Writers must control movement in their narratives. In my freelance editing work and in my own writing, I often have to pare away extra information that slows down an otherwise engaging story. Usually this extraneous information comes in the form of a descriptive passage – exposition – or character thoughts inserted in the midst of an action scene in fiction,  memoir, or creative nonfiction. These passages are like annoying speed bumps that suddenly spring up while the piece is racing toward a narrative climax. Excessive or clumsy dialogue in fiction and creative nonfiction is another speed bump. So is too much exposition - telling rather than showing, which must be in a pleasing balance.

Sometimes narrative barriers come in the form of what I call “warming up”. As we’re revving up our writing engine, we create repetitive opening sentences in paragraphs or scenes. These don’t always occur in the opening page or pages of stories, novels, or other narratives. In the case of book-length work, these call fall in any chapter. These phrases often look and sound like different, discrete pieces, but a careful editor or reader will see a setting motif or a character action multiplied or repeated.
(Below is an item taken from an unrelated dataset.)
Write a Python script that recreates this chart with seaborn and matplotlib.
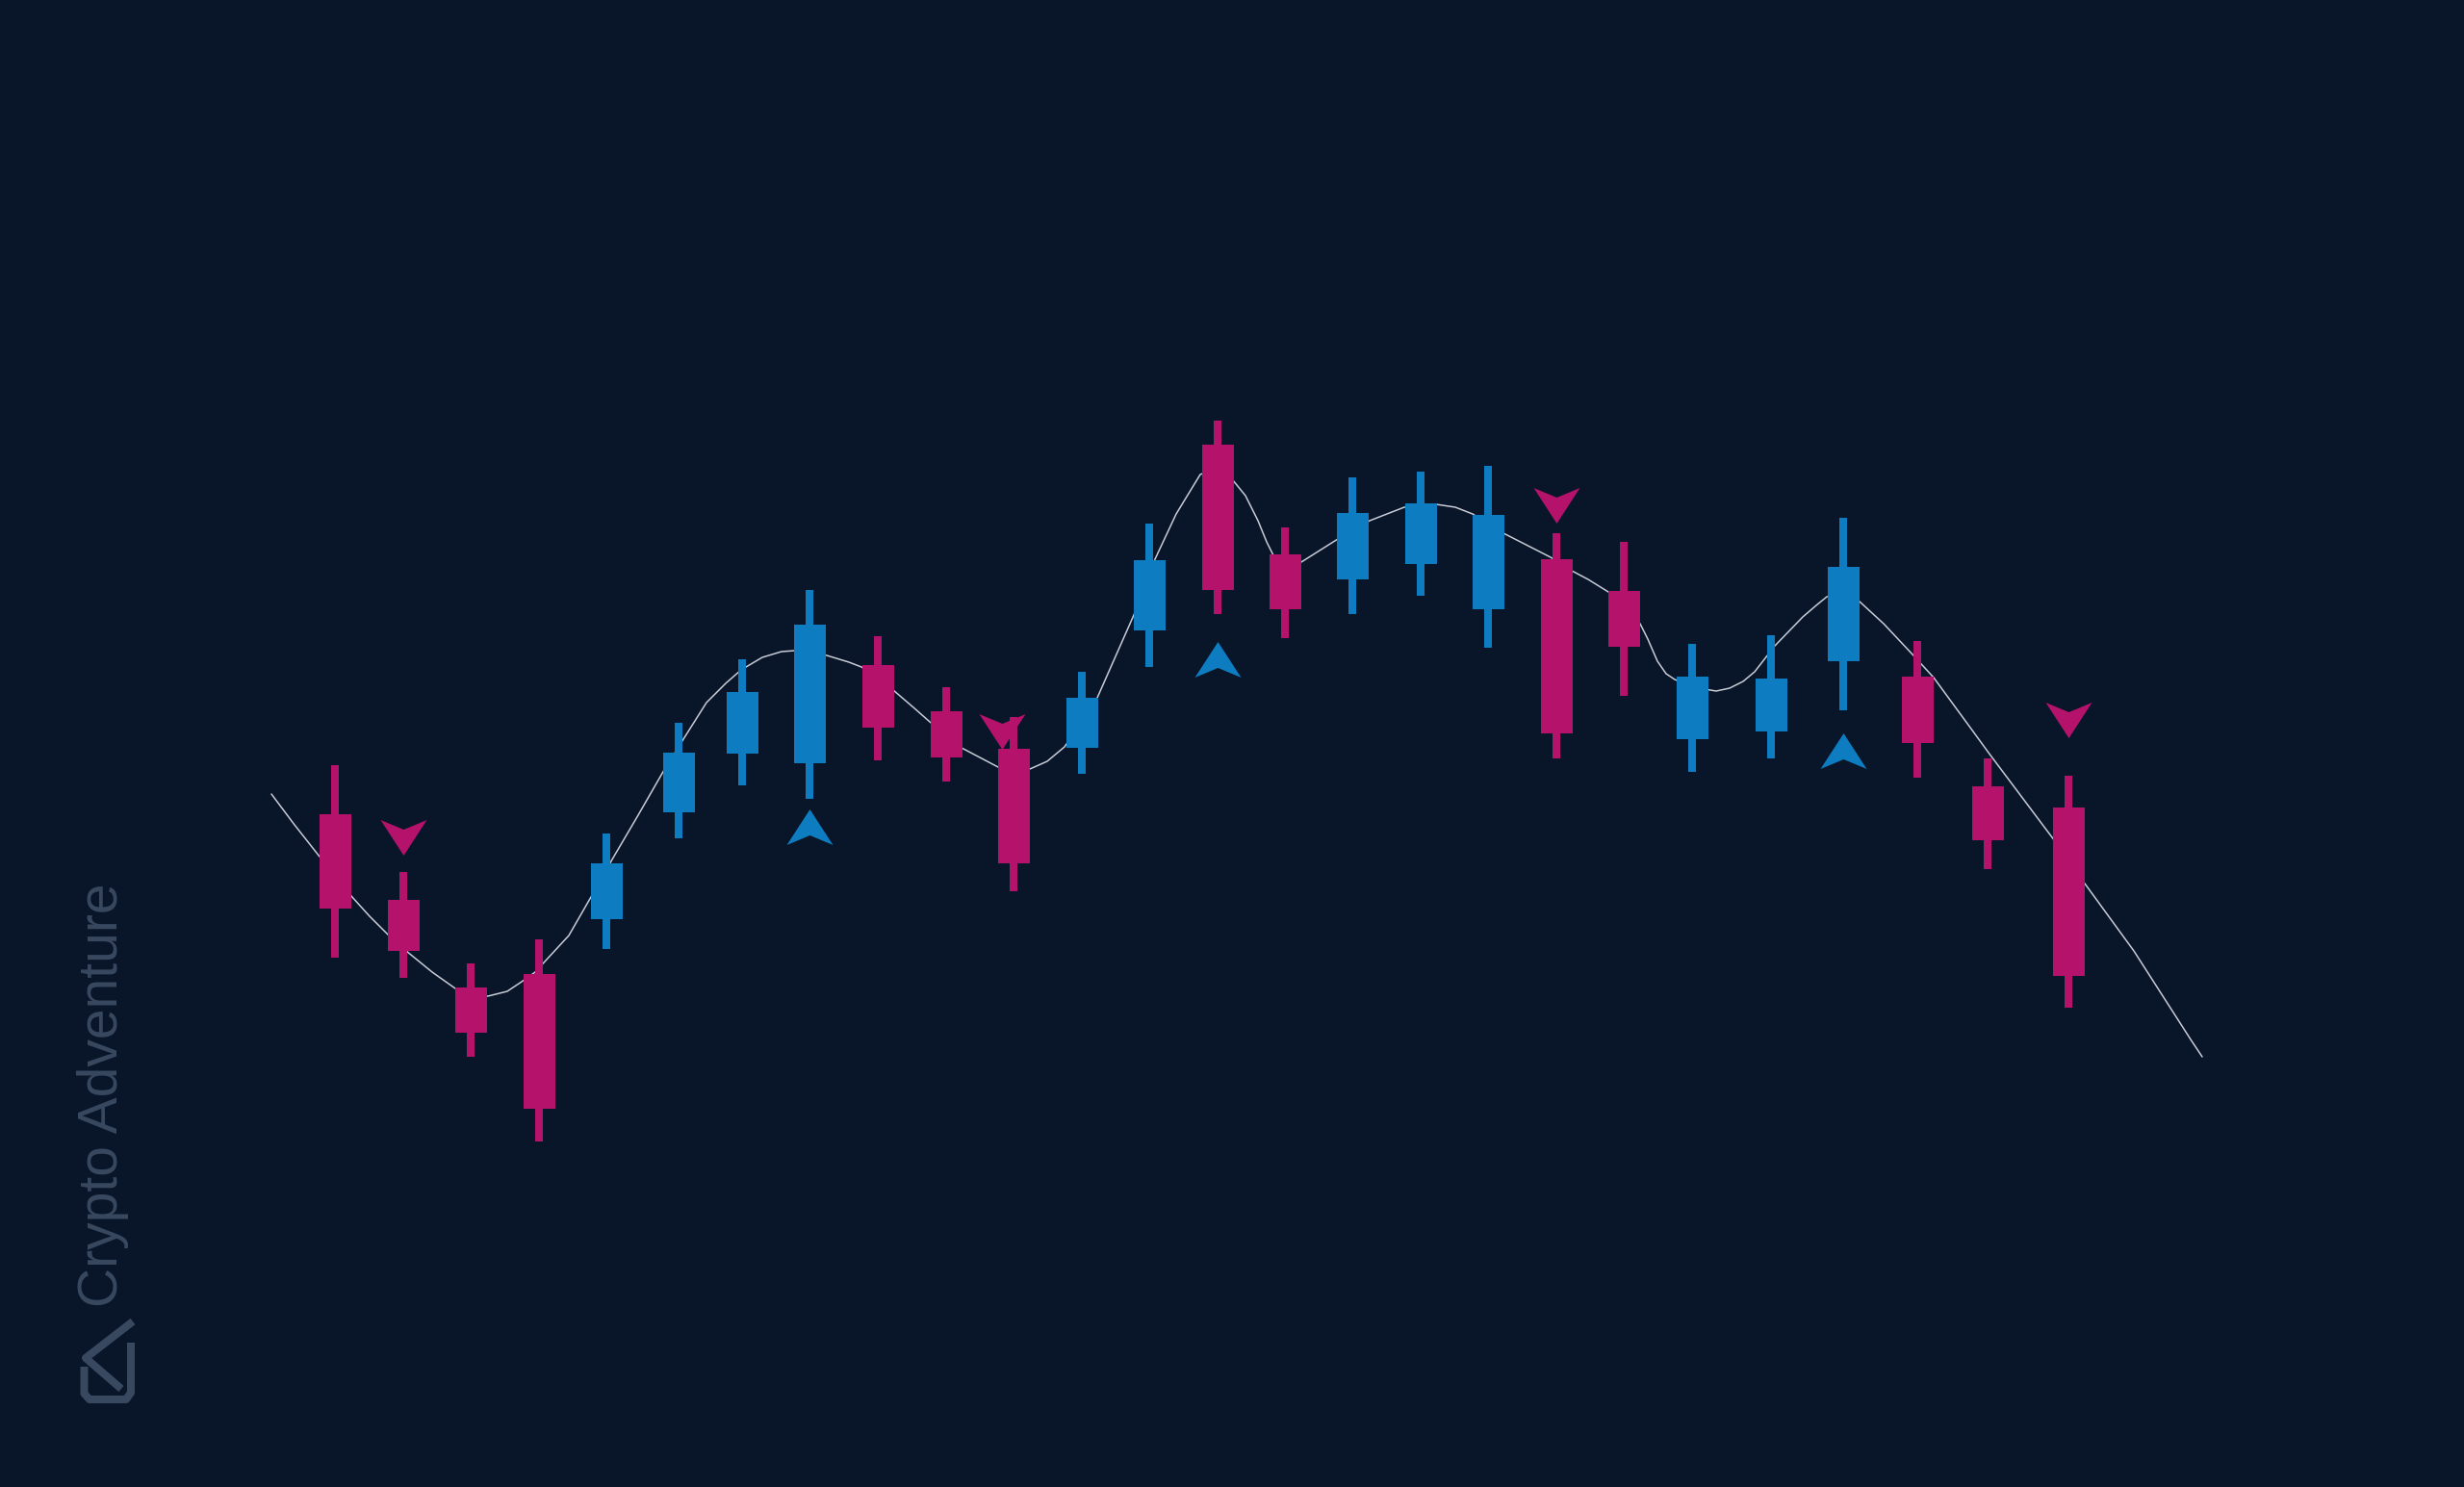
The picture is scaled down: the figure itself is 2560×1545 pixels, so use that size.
import numpy as np
import pandas as pd
import matplotlib
matplotlib.use("Agg")
import matplotlib.pyplot as plt
import seaborn as sns
from matplotlib.path import Path

# candle positions (px along the time axis) and OHLC levels
candle_x = [348, 419, 489, 560, 630, 705, 771, 841, 912, 983, 1053, 1124, 1194,
            1265, 1335, 1405, 1476, 1546, 1617, 1687, 1758, 1840, 1915, 1992, 2065, 2149]
opens = [699, 610, 519, 533, 590, 701, 762, 752, 854, 806, 767, 768, 890,
         1083, 969, 943, 959, 912, 964, 931, 777, 785, 858, 842, 728, 706]
closes = [601, 557, 472, 393, 648, 763, 826, 896, 789, 758, 648, 820, 963,
          932, 912, 1012, 1022, 1010, 783, 873, 842, 840, 956, 773, 672, 531]
highs = [750, 639, 544, 569, 679, 794, 860, 932, 884, 831, 800, 847, 1001,
         1108, 997, 1049, 1055, 1061, 991, 982, 876, 885, 1007, 879, 757, 739]
lows = [550, 529, 447, 359, 559, 674, 729, 715, 755, 733, 619, 741, 852,
        907, 882, 907, 926, 872, 757, 822, 743, 757, 807, 737, 642, 498]

# buy / sell signal markers
sell_x = [419, 1041, 1617, 2149]
sell_y = [675, 785, 1020, 797]
buy_x = [841, 1265, 1915]
buy_y = [686, 860, 765]

# smoothed trend line
line_x = [282, 306, 332, 365, 384, 404, 422, 449, 473, 490,
          507, 527, 542, 556, 567, 591, 614, 636, 663, 690,
          710, 734, 754, 770, 792, 812, 826, 842, 859, 882,
          895, 928, 949, 966, 999, 1037, 1053, 1070, 1088, 1106,
          1140, 1178, 1200, 1222, 1247, 1265, 1281, 1294, 1307, 1316,
          1323, 1352, 1390, 1423, 1441, 1459, 1492, 1512, 1530, 1562,
          1611, 1633, 1650, 1671, 1704, 1712, 1722, 1731, 1740, 1759,
          1783, 1797, 1811, 1823, 1844, 1873, 1887, 1898, 1915, 1932,
          1957, 1988, 2009, 2050, 2066, 2132, 2166, 2217, 2276, 2288]
line_y = [720, 688, 655, 614, 593, 573, 557, 535, 518, 513,
          510, 515, 525, 535, 547, 573, 613, 652, 698, 745,
          777, 815, 835, 849, 862, 868, 869, 869, 864, 857,
          852, 828, 810, 795, 768, 748, 745, 746, 754, 769,
          820, 906, 964, 1011, 1052, 1059, 1046, 1030, 1004, 982,
          968, 961, 985, 1004, 1011, 1018, 1021, 1018, 1011, 991,
          966, 952, 943, 930, 897, 881, 858, 845, 839, 831,
          827, 830, 837, 847, 874, 904, 916, 925, 928, 920,
          897, 864, 841, 785, 763, 675, 627, 557, 465, 447]

BG = "#091529"
PINK = "#b5126b"
BLUE = "#0d7cc0"
WM = "#38485f"

sns.set_style("dark", {"axes.facecolor": BG, "figure.facecolor": BG})

fig = plt.figure(figsize=(25.6, 15.45), dpi=100)
ax = fig.add_axes([0, 0, 1, 1])
ax.set_facecolor(BG)

df = pd.DataFrame({"x": candle_x, "open": opens, "close": closes,
                   "high": highs, "low": lows})
df["color"] = np.where(df["close"] > df["open"], BLUE, PINK)

# trend line behind the candles
sns.lineplot(x=line_x, y=line_y, sort=False, estimator=None, color="#c7ccd6",
             lw=1.1, ax=ax, zorder=1)

# wicks and bodies
ax.bar(df["x"], df["high"] - df["low"], bottom=df["low"], width=7.5,
       color=df["color"], edgecolor="none", linewidth=0, zorder=2)
ax.bar(df["x"], (df["close"] - df["open"]).abs(),
       bottom=df[["open", "close"]].min(axis=1), width=33,
       color=df["color"], edgecolor="none", linewidth=0, zorder=2)

# arrow markers
down_arrow = Path([(-24, 18.5), (0, 8.5), (24, 18.5), (0, -18.5), (-24, 18.5)],
                  [Path.MOVETO, Path.LINETO, Path.LINETO, Path.LINETO, Path.CLOSEPOLY])
up_arrow = Path([(0, 18.5), (24, -18.5), (0, -8.5), (-24, -18.5), (0, 18.5)],
                [Path.MOVETO, Path.LINETO, Path.LINETO, Path.LINETO, Path.CLOSEPOLY])
msize = (48 * 72 / 100) ** 2
sns.scatterplot(x=sell_x, y=sell_y, marker=down_arrow, s=msize, color=PINK,
                linewidth=0, ax=ax, zorder=3)
sns.scatterplot(x=buy_x, y=buy_y, marker=up_arrow, s=msize, color=BLUE,
                linewidth=0, ax=ax, zorder=3)

# watermark
ax.text(122, 1545 - 1358, "Crypto Adventure", rotation=90, rotation_mode="anchor",
        ha="left", va="baseline", fontsize=41, color=WM,
        family=["Liberation Sans", "DejaVu Sans"], zorder=0)
logo_a = np.array([(138, 1373), (89, 1411), (126, 1443)])
logo_u = np.array([(136, 1395), (136, 1447), (131, 1454), (93, 1454),
                   (87.5, 1448), (87.5, 1420)])
for pts in (logo_a, logo_u):
    ax.plot(pts[:, 0], 1545 - pts[:, 1], color=WM, lw=5.8,
            solid_joinstyle="round", solid_capstyle="butt", zorder=0)

ax.set_xlim(0, 2560)
ax.set_ylim(0, 1545)
ax.axis("off")

fig.savefig("out.png", dpi=100, facecolor=BG)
Careful tightening of prose usually catches these extra sputters, which allows for swifter and smoother narrative movement.

There are other dangers ahead. Don’t confuse action with movement. Sometimes writers mistake the two. Sometimes perfectly good, active scenes don’t move a plot or a narrative forward. Experts call this lateral movement. Delete! Take inspiration from filmmakers who metaphorically leave lots of perfectly interesting stuff on the cutting room floor.

Another danger - over-explanation sometimes feels like movement. Don’t underestimate your readers’ intelligence.

One of the best ways to master narrative movement is simply to read beautifully written work of any type. Wrap your brain around the patterns of successful narrative movement and you’ll tend, for the most part, after you’ve found your own voice, to create work with greater fluidity. Reading is an important part of mastering the writing craft. 

This doesn’t mean that reading every classic or award-winning contemporary book that comes along will magically allow you to write perfect or nearly perfect first drafts. Any experienced writer understands that good writing comes in the rewriting. Sometimes the muse will high-five us and inspire a nearly flawless piece to pop through. But mostly we face extensive revision. Blood, sweat, and tears rewriting. Not only to catch simple errors in grammar and punctuation, but to fill in narrative gaps or exert that picky polish with vivid verbs and specific nouns, the good word choices that make prose sing. 

In some cases, rewriting suggests paring away wordy or flowery writing into leaner and meaner prose. Always, to achieve the all-important narrative movement, writers must craft sentences that flow into the next in an effortless and compelling story stream. Central to that process is ordering words in a natural rhythm that lends to that natural flow.

Hand-in-hand with revision comes practice, practice, practice. It doesn’t matter if we write 10 minutes or 10 hours a day. The point is that by continually moving forward with our reading and writing, we’ll gradually internalize all the facets of skillful reading and writing. This takes time, patience, and consistent effort.

Just keep going. You gotta move it, move it!